TASK GOAL
All of the lines below are to be printed again exactly; images are excluded from the output.
* BEGIN GIVEN DATA *
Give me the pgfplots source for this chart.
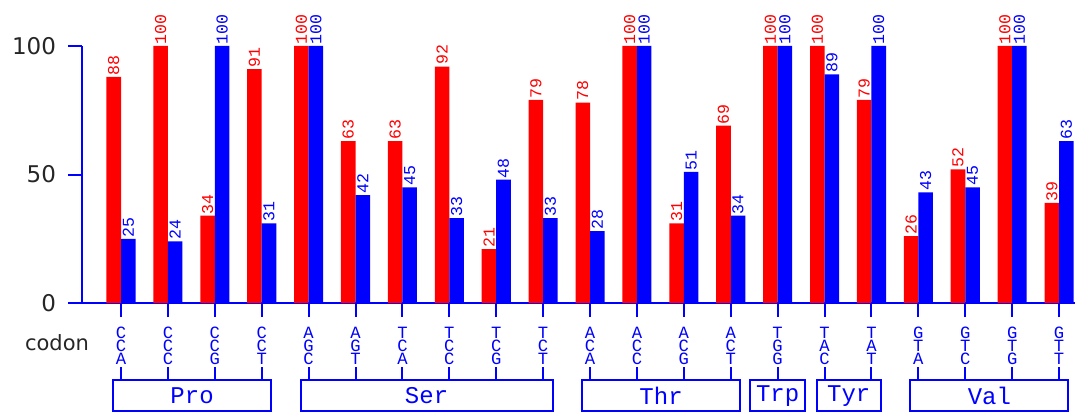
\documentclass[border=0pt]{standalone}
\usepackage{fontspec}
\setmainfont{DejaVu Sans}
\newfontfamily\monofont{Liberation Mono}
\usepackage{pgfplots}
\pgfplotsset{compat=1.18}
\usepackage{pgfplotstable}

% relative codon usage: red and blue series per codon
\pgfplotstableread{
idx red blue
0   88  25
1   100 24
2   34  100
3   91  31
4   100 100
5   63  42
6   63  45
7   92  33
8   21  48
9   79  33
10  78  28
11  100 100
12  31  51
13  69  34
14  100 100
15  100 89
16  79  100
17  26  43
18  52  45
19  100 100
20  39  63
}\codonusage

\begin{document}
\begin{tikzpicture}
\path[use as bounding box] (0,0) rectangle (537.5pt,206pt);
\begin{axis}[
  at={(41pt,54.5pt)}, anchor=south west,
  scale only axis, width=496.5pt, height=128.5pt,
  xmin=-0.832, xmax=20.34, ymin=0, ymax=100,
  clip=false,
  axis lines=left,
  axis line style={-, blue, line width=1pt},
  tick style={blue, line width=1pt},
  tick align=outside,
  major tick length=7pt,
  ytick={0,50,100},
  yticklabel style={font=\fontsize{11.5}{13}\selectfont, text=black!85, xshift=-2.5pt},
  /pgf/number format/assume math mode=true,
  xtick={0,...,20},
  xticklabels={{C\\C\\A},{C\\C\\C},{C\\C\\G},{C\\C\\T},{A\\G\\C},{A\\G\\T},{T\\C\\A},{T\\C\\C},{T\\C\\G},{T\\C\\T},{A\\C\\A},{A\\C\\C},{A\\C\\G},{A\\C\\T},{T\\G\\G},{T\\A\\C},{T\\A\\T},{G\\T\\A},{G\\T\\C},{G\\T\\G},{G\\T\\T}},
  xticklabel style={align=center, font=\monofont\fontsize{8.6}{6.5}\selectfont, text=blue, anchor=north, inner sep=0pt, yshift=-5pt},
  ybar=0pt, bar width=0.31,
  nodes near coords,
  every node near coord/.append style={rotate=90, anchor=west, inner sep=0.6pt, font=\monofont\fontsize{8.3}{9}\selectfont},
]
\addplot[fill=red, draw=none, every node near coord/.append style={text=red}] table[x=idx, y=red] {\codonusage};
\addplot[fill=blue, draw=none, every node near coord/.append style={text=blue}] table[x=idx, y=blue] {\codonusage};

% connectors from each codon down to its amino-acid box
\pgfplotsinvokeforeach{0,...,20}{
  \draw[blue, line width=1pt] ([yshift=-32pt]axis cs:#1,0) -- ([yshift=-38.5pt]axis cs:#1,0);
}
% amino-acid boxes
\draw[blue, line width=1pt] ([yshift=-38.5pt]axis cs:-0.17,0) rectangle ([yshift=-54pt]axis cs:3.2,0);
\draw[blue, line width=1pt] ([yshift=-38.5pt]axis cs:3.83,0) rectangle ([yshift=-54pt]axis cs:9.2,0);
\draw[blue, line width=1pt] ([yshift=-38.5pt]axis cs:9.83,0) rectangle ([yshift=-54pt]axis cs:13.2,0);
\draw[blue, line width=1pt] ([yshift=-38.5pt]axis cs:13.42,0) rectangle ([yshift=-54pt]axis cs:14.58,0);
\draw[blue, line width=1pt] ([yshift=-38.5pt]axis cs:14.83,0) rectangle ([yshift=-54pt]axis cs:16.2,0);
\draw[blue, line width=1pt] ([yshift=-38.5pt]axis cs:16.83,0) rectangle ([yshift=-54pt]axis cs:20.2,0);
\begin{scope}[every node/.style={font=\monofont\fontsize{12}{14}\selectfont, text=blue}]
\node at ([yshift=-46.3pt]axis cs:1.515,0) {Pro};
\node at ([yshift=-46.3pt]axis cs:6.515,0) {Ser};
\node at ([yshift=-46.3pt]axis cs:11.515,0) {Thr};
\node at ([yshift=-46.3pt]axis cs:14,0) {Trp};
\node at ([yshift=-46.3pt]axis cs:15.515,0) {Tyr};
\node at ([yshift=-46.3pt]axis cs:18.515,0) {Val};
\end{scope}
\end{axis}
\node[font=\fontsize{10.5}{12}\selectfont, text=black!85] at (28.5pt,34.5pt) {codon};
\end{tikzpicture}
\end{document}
* END GIVEN DATA *
WRITTEN ANSWER
Give me the pgfplots source for this chart.
\documentclass[border=0pt]{standalone}
\usepackage{fontspec}
\setmainfont{DejaVu Sans}
\newfontfamily\monofont{Liberation Mono}
\usepackage{pgfplots}
\pgfplotsset{compat=1.18}
\usepackage{pgfplotstable}

% relative codon usage: red and blue series per codon
\pgfplotstableread{
idx red blue
0   88  25
1   100 24
2   34  100
3   91  31
4   100 100
5   63  42
6   63  45
7   92  33
8   21  48
9   79  33
10  78  28
11  100 100
12  31  51
13  69  34
14  100 100
15  100 89
16  79  100
17  26  43
18  52  45
19  100 100
20  39  63
}\codonusage

\begin{document}
\begin{tikzpicture}
\path[use as bounding box] (0,0) rectangle (537.5pt,206pt);
\begin{axis}[
  at={(41pt,54.5pt)}, anchor=south west,
  scale only axis, width=496.5pt, height=128.5pt,
  xmin=-0.832, xmax=20.34, ymin=0, ymax=100,
  clip=false,
  axis lines=left,
  axis line style={-, blue, line width=1pt},
  tick style={blue, line width=1pt},
  tick align=outside,
  major tick length=7pt,
  ytick={0,50,100},
  yticklabel style={font=\fontsize{11.5}{13}\selectfont, text=black!85, xshift=-2.5pt},
  /pgf/number format/assume math mode=true,
  xtick={0,...,20},
  xticklabels={{C\\C\\A},{C\\C\\C},{C\\C\\G},{C\\C\\T},{A\\G\\C},{A\\G\\T},{T\\C\\A},{T\\C\\C},{T\\C\\G},{T\\C\\T},{A\\C\\A},{A\\C\\C},{A\\C\\G},{A\\C\\T},{T\\G\\G},{T\\A\\C},{T\\A\\T},{G\\T\\A},{G\\T\\C},{G\\T\\G},{G\\T\\T}},
  xticklabel style={align=center, font=\monofont\fontsize{8.6}{6.5}\selectfont, text=blue, anchor=north, inner sep=0pt, yshift=-5pt},
  ybar=0pt, bar width=0.31,
  nodes near coords,
  every node near coord/.append style={rotate=90, anchor=west, inner sep=0.6pt, font=\monofont\fontsize{8.3}{9}\selectfont},
]
\addplot[fill=red, draw=none, every node near coord/.append style={text=red}] table[x=idx, y=red] {\codonusage};
\addplot[fill=blue, draw=none, every node near coord/.append style={text=blue}] table[x=idx, y=blue] {\codonusage};

% connectors from each codon down to its amino-acid box
\pgfplotsinvokeforeach{0,...,20}{
  \draw[blue, line width=1pt] ([yshift=-32pt]axis cs:#1,0) -- ([yshift=-38.5pt]axis cs:#1,0);
}
% amino-acid boxes
\draw[blue, line width=1pt] ([yshift=-38.5pt]axis cs:-0.17,0) rectangle ([yshift=-54pt]axis cs:3.2,0);
\draw[blue, line width=1pt] ([yshift=-38.5pt]axis cs:3.83,0) rectangle ([yshift=-54pt]axis cs:9.2,0);
\draw[blue, line width=1pt] ([yshift=-38.5pt]axis cs:9.83,0) rectangle ([yshift=-54pt]axis cs:13.2,0);
\draw[blue, line width=1pt] ([yshift=-38.5pt]axis cs:13.42,0) rectangle ([yshift=-54pt]axis cs:14.58,0);
\draw[blue, line width=1pt] ([yshift=-38.5pt]axis cs:14.83,0) rectangle ([yshift=-54pt]axis cs:16.2,0);
\draw[blue, line width=1pt] ([yshift=-38.5pt]axis cs:16.83,0) rectangle ([yshift=-54pt]axis cs:20.2,0);
\begin{scope}[every node/.style={font=\monofont\fontsize{12}{14}\selectfont, text=blue}]
\node at ([yshift=-46.3pt]axis cs:1.515,0) {Pro};
\node at ([yshift=-46.3pt]axis cs:6.515,0) {Ser};
\node at ([yshift=-46.3pt]axis cs:11.515,0) {Thr};
\node at ([yshift=-46.3pt]axis cs:14,0) {Trp};
\node at ([yshift=-46.3pt]axis cs:15.515,0) {Tyr};
\node at ([yshift=-46.3pt]axis cs:18.515,0) {Val};
\end{scope}
\end{axis}
\node[font=\fontsize{10.5}{12}\selectfont, text=black!85] at (28.5pt,34.5pt) {codon};
\end{tikzpicture}
\end{document}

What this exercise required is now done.